We define civic imagination as the capacity to imagine alternatives to current cultural, social, political, or economic conditions; one cannot change the world unless one can imagine what a better world might look like. Civic Imagination is the foundation of a greater process in which members of a society come together to share their memories and future change they want to see in their world. We think of imagination as a force with power, and collective imaginations as civic arenas where serious issues can be explored, critiqued, and aspirational futures can be crafted through, among other things, eating, cooking, and baking. Whether it is cooking a recipe passed down over generations, fighting food injustice, valuing the fleeting experience of a shared meal, relearning how we relate to what we eat, exploring a flavor combination learned over YouTube, or deepening the connections we make by sharing our bakes on social media in the midst of a pandemic lockdown, food has the power to connect, challenge, and inspire us.
For this Lateral Forum, we welcome contributions focusing on different dimensions of the relationships (emergent and long standing) between appreciating and questioning food, cooking, baking, imagination, and memory. Some questions of special interest include:
How does food inspire or stifle an inclusive imagination? How can we encourage ways to involve food in civic imagination and debates on justice?
How can we inspire our shared imagination as we prepare meals, serve dishes and eat what we made? How does food connect with our memories and aspirations?

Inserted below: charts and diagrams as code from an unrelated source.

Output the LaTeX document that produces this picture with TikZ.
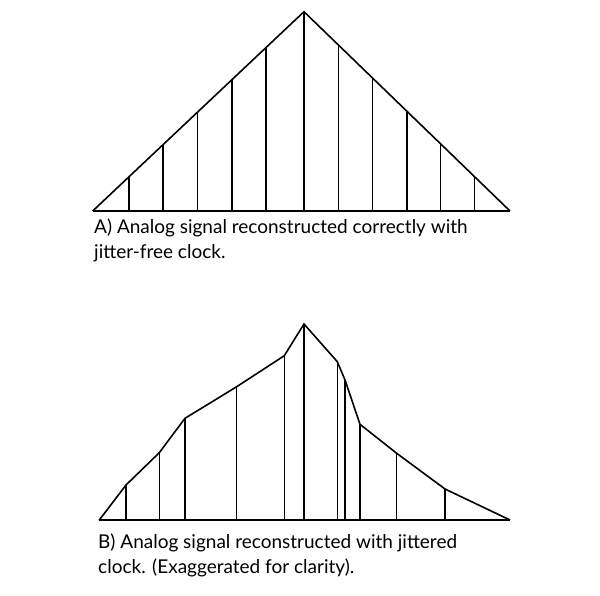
\documentclass[tikz,border=0pt]{standalone}
\usepackage{fontspec}
\setmainfont{Lato}
\begin{document}
\begin{tikzpicture}[x=1pt,y=-1pt,
  sig/.style={line width=1.6pt,line join=miter},
  smp/.style={line width=1.4pt},
  baseln/.style={line width=2pt},
  captext/.style={anchor=base west,inner sep=0pt,font=\fontsize{19}{24}\selectfont}]
\useasboundingbox (0,0) rectangle (600,595);
% ---- A ----
\coordinate (aL) at (92.7,211);
\coordinate (aT) at (304,11.7);
\coordinate (aR) at (510,211);
\draw[baseln] (aL) -- (aR);
\draw[sig] (aL) -- (aT) -- (aR);
\foreach \x in {129,163,197.3,232,266}{
  \draw[smp] (\x,211) -- (\x,{211-0.9418*(\x-92.7)});
}
\draw[smp] (aT) -- (304,211);
\foreach \x in {338.7,372.7,407,440.7,474.3}{
  \draw[smp] (\x,211) -- (\x,{211-0.9660*(510-\x)});
}
\node[captext] (capA1) at (94,233) {A) Analog signal reconstructed correctly with};
\node[captext] (capA2) at (94,258) {jitter-free clock.};
% ---- B ----
\coordinate (b0) at (99.3,520);
\coordinate (b1) at (126,485);
\coordinate (b2) at (159.3,452.7);
\coordinate (b3) at (185,418.3);
\coordinate (b4) at (236.7,386.7);
\coordinate (b5) at (284.3,355.7);
\coordinate (b6) at (304,324);
\coordinate (b7) at (337.3,361.7);
\coordinate (b8) at (345,380);
\coordinate (b9) at (360,424.3);
\coordinate (b10) at (396.7,453.3);
\coordinate (b11) at (445,489);
\coordinate (b12) at (510,520);
\draw[baseln] (b0) -- (b12);
\draw[sig] (b0) -- (b1) -- (b2) -- (b3) -- (b4) -- (b5) -- (b6) -- (b7) -- (b8) -- (b9) -- (b10) -- (b11) -- (b12);
\foreach \i in {1,...,11}{
  \draw[smp] (b\i) -- (b\i |- b0);
}
\node[captext] (capB1) at (98,548) {B) Analog signal reconstructed with jittered};
\node[captext] (capB2) at (98,573) {clock. (Exaggerated for clarity).};
\end{tikzpicture}
\end{document}
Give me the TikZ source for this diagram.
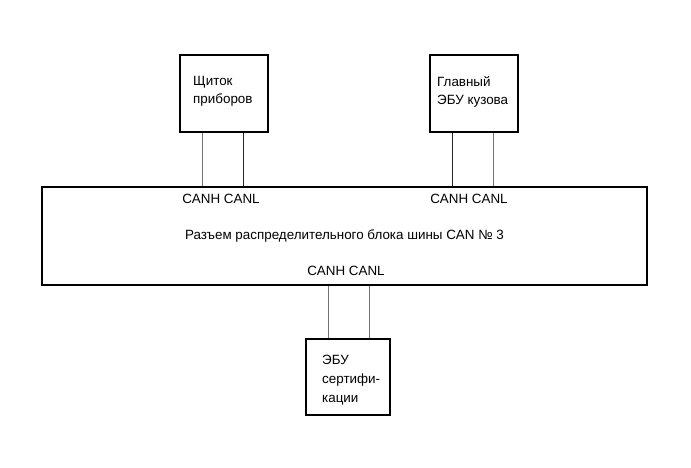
\documentclass[tikz,border=0pt]{standalone}
\usepackage{fontspec}
\setmainfont{Liberation Sans}
\begin{document}
\begin{tikzpicture}[x=1pt,y=-1pt,
  blk/.style={draw=black,line width=1.6pt,minimum width=#1,inner sep=0pt},
  wire/.style={draw=black!55,line width=0.9pt},
  wired/.style={draw=black!85,line width=0.9pt},
  lbl/.style={font=\fontsize{13.4}{18.5}\selectfont,inner sep=0pt,align=left},
]
\useasboundingbox[fill=white] (0,0) rectangle (691,467);
\node[blk=88pt,minimum height=77pt] (b1) at (224,93.5) {};
\node[blk=88pt,minimum height=77pt] (b2) at (474,93.5) {};
\node[blk=605pt,minimum height=98pt] (big) at (344.5,236) {};
\node[blk=84pt,minimum height=76pt] (b3) at (348,377) {};
\node[lbl,anchor=north west] (t1) at (193,76) {Щиток\\приборов};
\node[lbl,anchor=north west] (t2) at (437,76) {Главный\\ЭБУ кузова};
\node[lbl,anchor=north west,font=\fontsize{13.4}{19}\selectfont] (t3) at (322,355) {ЭБУ\\сертифи-\\кации};
\node[lbl] (c1) at (221,199) {CANH CANL};
\node[lbl] (c2) at (469,199) {CANH CANL};
\node[lbl] (c3) at (346,271) {CANH CANL};
\node[lbl] (ct) at (344.5,236) {Разъем распределительного блока шины CAN № 3};
\coordinate (w1) at (202,0);
\coordinate (w2) at (243,0);
\coordinate (w3) at (452,0);
\coordinate (w4) at (493,0);
\coordinate (w5) at (328,0);
\coordinate (w6) at (369,0);
\draw[wire] (w1 |- b1.south) -- (w1 |- big.north);
\draw[wired] (w2 |- b1.south) -- (w2 |- big.north);
\draw[wired] (w3 |- b2.south) -- (w3 |- big.north);
\draw[wire] (w4 |- b2.south) -- (w4 |- big.north);
\draw[wire] (w5 |- big.south) -- (w5 |- b3.north);
\draw[wire] (w6 |- big.south) -- (w6 |- b3.north);
\end{tikzpicture}
\end{document}
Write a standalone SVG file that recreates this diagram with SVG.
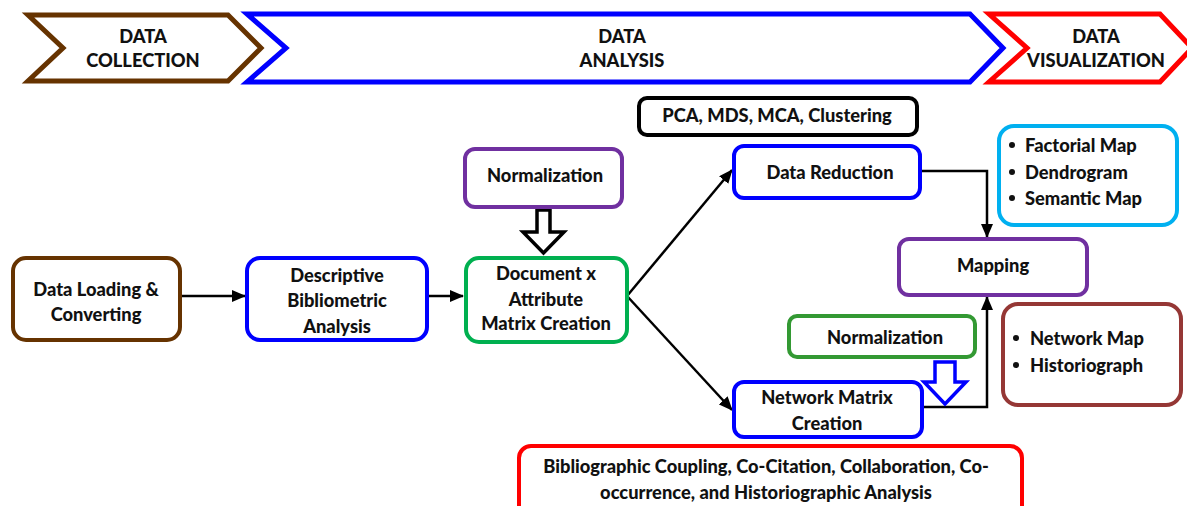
<svg xmlns="http://www.w3.org/2000/svg" width="1187" height="506" viewBox="0 0 1187 506">
<style>
text{font-family:Lato,"Liberation Sans",sans-serif;font-weight:900;font-size:18.3px;fill:#111;dominant-baseline:central}
.c{text-anchor:middle}
.box{fill:#fff;stroke-width:4}
.chev{fill:#fff;stroke-width:5}
.ln{fill:none;stroke:#000;stroke-width:2.5}
</style>
<defs>
<marker id="ah" markerWidth="14" markerHeight="12" refX="13" refY="6" orient="auto" markerUnits="userSpaceOnUse">
<path d="M0,0 L14,6 L0,12 Z" fill="#000"/>
</marker>
</defs>
<g id="stage-collection">
<path class="chev" stroke="#663300" d="M28,15 L228,15 L261,48 L228,81 L28,81 L63,48 Z"/>
<text class="c" x="143" y="36">DATA</text>
<text class="c" x="143" y="60">COLLECTION</text>
</g>
<g id="stage-analysis">
<path class="chev" stroke="#0000FF" d="M247,14 L970,14 L1003,48 L970,82 L247,82 L286,48 Z"/>
<text class="c" x="622" y="36">DATA</text>
<text class="c" x="622" y="60">ANALYSIS</text>
</g>
<g id="stage-visualization">
<path class="chev" stroke="#FF0000" d="M989,14 L1160,14 L1192,48 L1160,82 L989,82 L1027,48 Z"/>
<text class="c" x="1096" y="36">DATA</text>
<text class="c" x="1096" y="60">VISUALIZATION</text>
</g>
<g id="connectors">
<line class="ln" x1="180" y1="296" x2="245" y2="296" marker-end="url(#ah)"/>
<line class="ln" x1="427" y1="296" x2="463" y2="296" marker-end="url(#ah)"/>
<line class="ln" x1="627" y1="296" x2="732" y2="170" marker-end="url(#ah)"/>
<line class="ln" x1="627" y1="296" x2="732" y2="410" marker-end="url(#ah)"/>
<polyline class="ln" points="920,171 987,171 987,237" marker-end="url(#ah)"/>
<polyline class="ln" points="922,407 987,407 987,297" marker-end="url(#ah)"/>
<path d="M537,210 L550,210 L550,232 L564,232 L543.5,253 L523,232 L537,232 Z" fill="#fff" stroke="#000" stroke-width="3.5"/>
<path d="M935,362 L955,362 L955,382 L966,382 L945,404 L924,382 L935,382 Z" fill="#fff" stroke="#0000FF" stroke-width="3.5"/>
</g>
<g id="n-loading">
<rect class="box" stroke="#663300" x="13" y="258" width="167" height="82" rx="13"/>
<text class="c" x="96" y="289">Data Loading &amp;</text>
<text class="c" x="96" y="314">Converting</text>
</g>
<g id="n-descriptive">
<rect class="box" stroke="#0000FF" x="247" y="258" width="180" height="82" rx="13"/>
<text class="c" x="337" y="275">Descriptive</text>
<text class="c" x="337" y="300">Bibliometric</text>
<text class="c" x="337" y="326">Analysis</text>
</g>
<g id="n-normalization1">
<rect class="box" stroke="#7030A0" x="465" y="149" width="157" height="58" rx="10"/>
<text class="c" x="545" y="175">Normalization</text>
</g>
<g id="n-document">
<rect class="box" stroke="#00B050" x="466" y="258" width="161" height="84" rx="13"/>
<text class="c" x="546" y="273">Document x</text>
<text class="c" x="546" y="299">Attribute</text>
<text class="c" x="546" y="323">Matrix Creation</text>
</g>
<g id="n-pca">
<rect class="box" stroke="#000" x="639" y="98" width="278" height="37" rx="8"/>
<text class="c" x="777" y="115">PCA, MDS, MCA, Clustering</text>
</g>
<g id="n-reduction">
<rect class="box" stroke="#0000FF" x="734" y="146" width="186" height="52" rx="10"/>
<text class="c" x="830" y="172">Data Reduction</text>
</g>
<g id="n-factorial">
<rect class="box" stroke="#00B0F0" x="999" y="126" width="178" height="99" rx="15"/>
<circle cx="1012" cy="145" r="3" fill="#111"/>
<circle cx="1012" cy="172" r="3" fill="#111"/>
<circle cx="1012" cy="198" r="3" fill="#111"/>
<text x="1025" y="145">Factorial Map</text>
<text x="1025" y="172">Dendrogram</text>
<text x="1025" y="198">Semantic Map</text>
</g>
<g id="n-mapping">
<rect class="box" stroke="#7030A0" x="899" y="239" width="188" height="56" rx="10"/>
<text class="c" x="993" y="265">Mapping</text>
</g>
<g id="n-normalization2">
<rect class="box" stroke="#339933" x="789" y="316" width="186" height="41" rx="8"/>
<text class="c" x="885" y="337">Normalization</text>
</g>
<g id="n-network">
<rect class="box" stroke="#0000FF" x="734" y="382" width="188" height="55" rx="10"/>
<text class="c" x="827" y="397">Network Matrix</text>
<text class="c" x="827" y="423">Creation</text>
</g>
<g id="n-networkmap">
<rect class="box" stroke="#953735" x="1003" y="304" width="178" height="101" rx="15"/>
<circle cx="1016" cy="338" r="3" fill="#111"/>
<circle cx="1016" cy="365" r="3" fill="#111"/>
<text x="1030" y="338">Network Map</text>
<text x="1030" y="365">Historiograph</text>
</g>
<g id="n-coupling">
<rect class="box" stroke="#FF0000" x="519" y="446" width="503" height="80" rx="12"/>
<text class="c" x="766" y="466">Bibliographic Coupling, Co-Citation, Collaboration, Co-</text>
<text class="c" x="766" y="492">occurrence, and Historiographic Analysis</text>
</g>
</svg>
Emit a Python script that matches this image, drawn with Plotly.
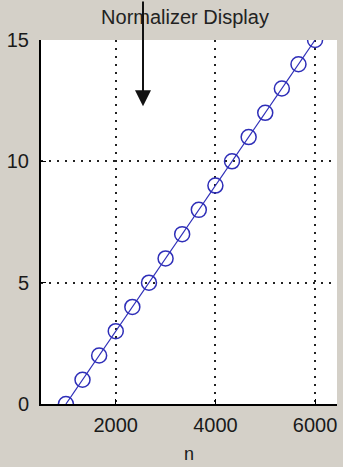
import plotly.graph_objects as go

# datos
n_vals = [1000, 1333, 1667, 2000, 2333, 2667, 3000, 3333,
          3667, 4000, 4333, 4667, 5000, 5333, 5667, 6000]
salida = [0, 1, 2, 3, 4, 5, 6, 7, 8, 9, 10, 11, 12, 13, 14, 15]
x_ticks = [2000, 4000, 6000]
y_ticks = [0, 5, 10, 15]

gris = '#d4d0c8'
azul = '#2e2eb8'
fuente = 'Liberation Sans, Arial'

fig = go.Figure()
fig.add_scatter(x=n_vals, y=salida, mode='lines+markers',
                line=dict(color=azul, width=1.2),
                marker=dict(symbol='circle-open', size=15, color=azul,
                            line=dict(width=1.5, color=azul)))

ejes = dict(showline=True, linecolor='black', linewidth=2, ticks='inside',
            ticklen=5, tickcolor='black', showgrid=True, gridcolor='#222',
            griddash='2px,6px', gridwidth=1.5, zeroline=False, mirror=False,
            tickfont=dict(family=fuente, size=20, color='#1a1a1a'))

fig.update_xaxes(range=[500, 6440], tickvals=x_ticks, ticklabelstandoff=2,
                 title=dict(text='n', standoff=12,
                            font=dict(family=fuente, size=18, color='#1a1a1a')),
                 **ejes)
fig.update_yaxes(range=[0, 15], tickvals=y_ticks, ticklabelstandoff=6, **ejes)

fig.update_layout(
    width=343, height=467,
    paper_bgcolor=gris, plot_bgcolor='white',
    margin=dict(l=41, r=6, t=40, b=59),
    showlegend=False,
    title=dict(text='Normalizer Display', x=185 / 343, xanchor='center',
               y=1 - 17 / 467, yanchor='middle',
               font=dict(family=fuente, size=20, color='#222')),
    annotations=[dict(x=(143 - 41) / 296, y=(408 - 107) / 368, xref='paper', yref='paper',
                      ax=0, ay=-110, axref='pixel', ayref='pixel',
                      showarrow=True, arrowhead=2, arrowsize=1.6, arrowwidth=2,
                      arrowcolor='#111', text='')]
)

fig.write_html("out.html", config={'displayModeBar': False},
               post_script="document.body.style.margin='0';")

How can the media and popular culture support food and civic imagination? What are the opportunities? What are the challenges? How to reckon with the history and heritage of the food we fuse?
How do we connect imagination, cooking, and political meaning?
How can we confront the structural barriers and limitations around food justice, that go beyond a poor food system onto the legacies of settler colonialism?
How can we resist and imagine alternatives to (racist, sexist, ableist) power structures that dictate who and which bodies are “allowed” to interact with foods?
What has the pandemic taught us about food and framing the imagination? What examples and approaches need to be documented at this moment in time?
How can we cook with civic imagination? What are the “recipes” that could guide us?
How do we want cooking practices to look like in the future?
We aim to create a space for these conversations around food and the civic imagination. We are open to experiences, case studies, annotated recipes, or critical short pieces that provoke thought and reflection. Written submissions should adhere to the 2,000 word limit. Media-rich and interactive pieces that make use of Lateral as an open-access, web-based platform will be scoped on a case-by-case basis.